Em troca, tornam-se permanentes as facilidades de acesso aos Estados Unidos dos produtos listados no acordo de preferências - que precisava ser renovado anualmente, com dificuldades crescentes - e praticamente todos os produtos de exportação colombianos - os industrializados, sem exceção - entrarão nos Estados Unidos sem pagar tarifas.

O governo colombiano também não receou incluir no acordo a área de serviços - que o Brasil relutava em discutir nas negociações da Alca. Empresas norte-americanas, por exemplo, poderão participar de licitações públicas na Colômbia em igualdade de condições com as empresas locais.

Com a assinatura do tratado de livre comércio, a economia colombiana se abre, mas não fica escancarada. O presidente Alvaro Uribe anunciou que, antes de junho, enviará ao Congresso um projeto de lei concedendo subsídios aos agricultores que poderão sofrer os efeitos da concorrência, em especial os produtores de aves, arroz, milho e feijão. Com isso, o governo espera manter as condições que fizeram da Colômbia o maior exportador de produtos agrícolas para os Estados Unidos, depois do México.

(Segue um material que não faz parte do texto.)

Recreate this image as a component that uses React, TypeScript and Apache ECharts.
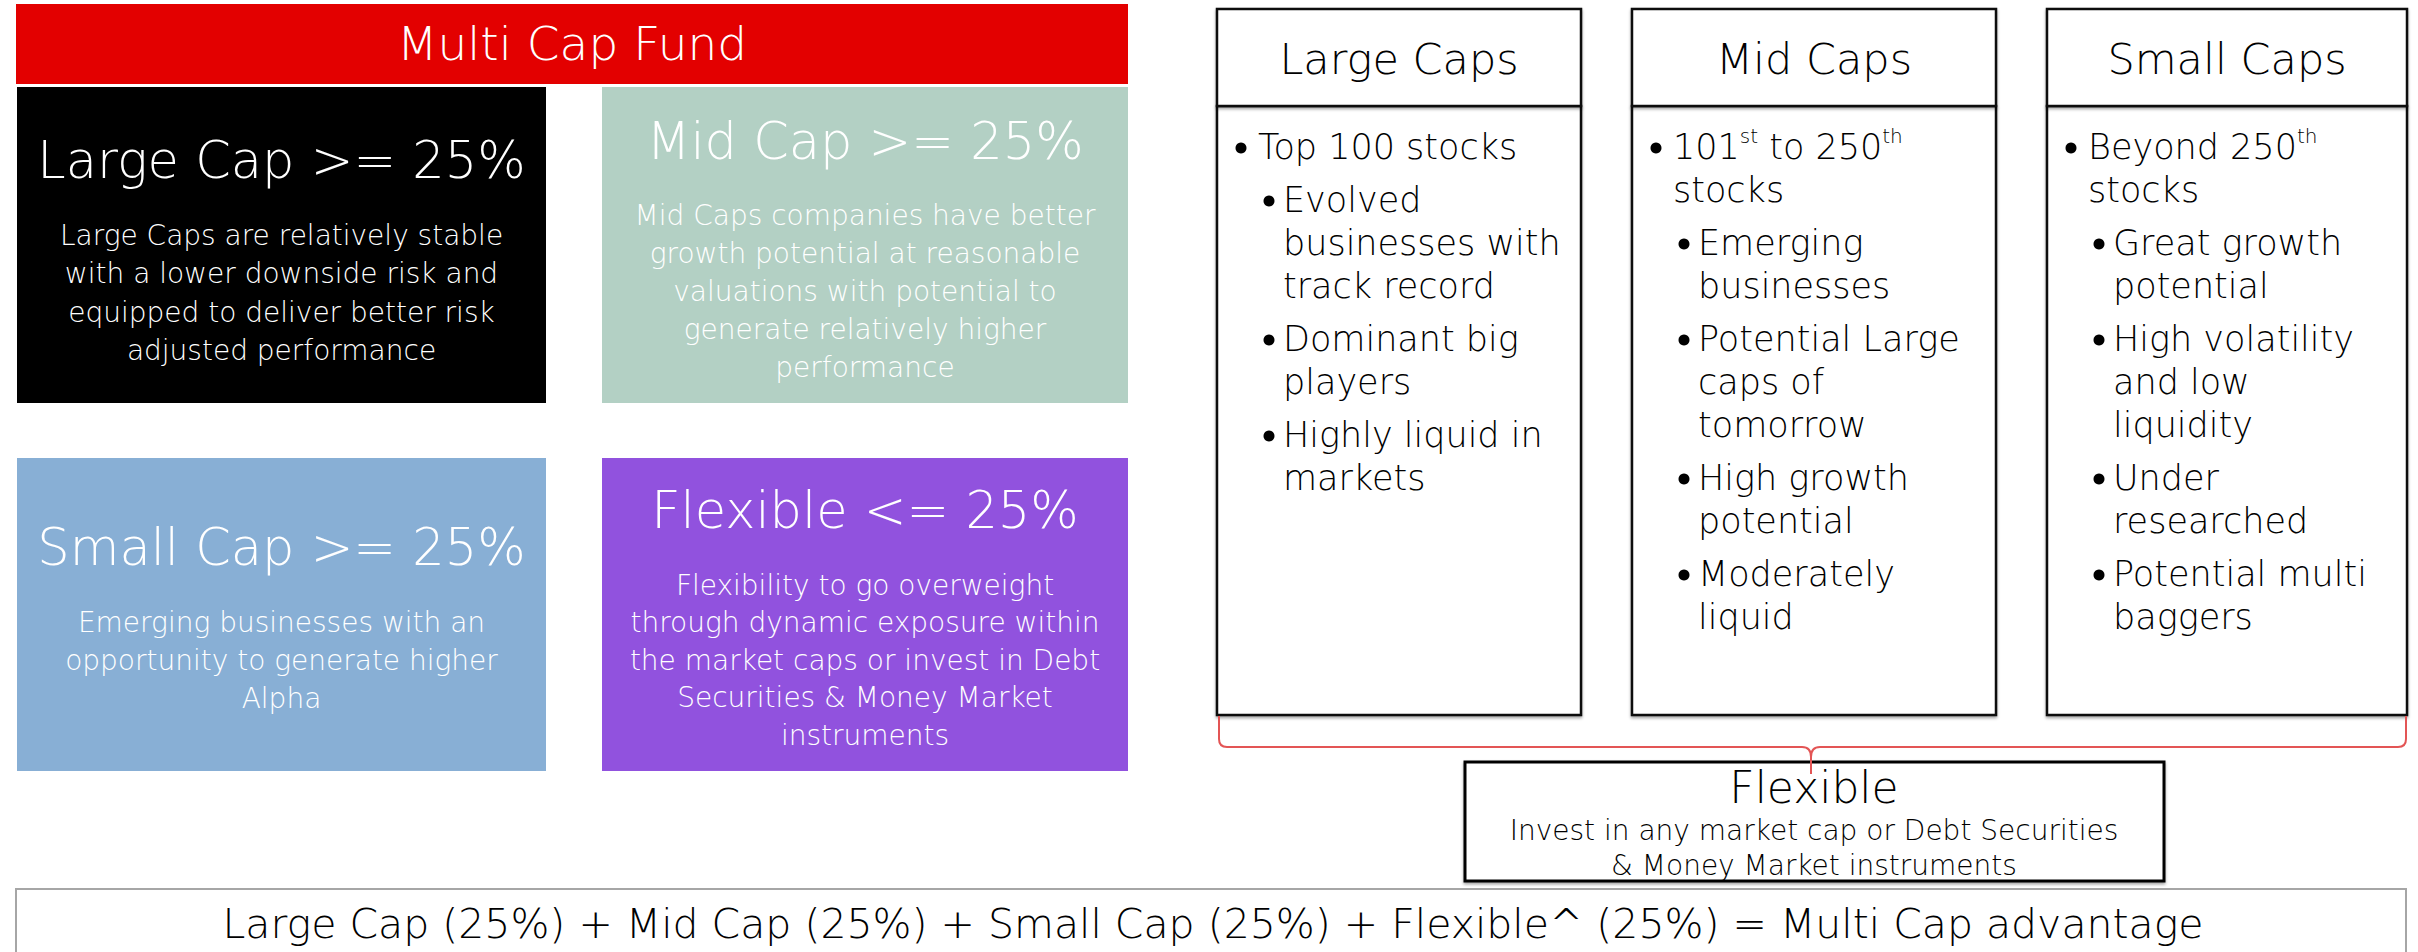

O tratado de livre comércio foi assinado com o claro objetivo de dinamizar o relacionamento comercial bilateral, que no ano passado movimentou US$ 14 bilhões nos dois sentidos - valor pequeno quando comparado com a corrente de comércio entre Brasil e Estados Unidos, que anda ao redor dos US$ 40 bilhões. E é esse o risco que o Brasil corre, ficando à margem dos acordos que os Estados Unidos vêm fazendo na região. Cada um desses acordos é uma ameaça potencial aos produtos brasileiros, principalmente os industrializados, que deixam de contar com vantagens tarifárias sobre os concorrentes norte-americanos. O capricho petista de matar a Alca pode custar caro ao País.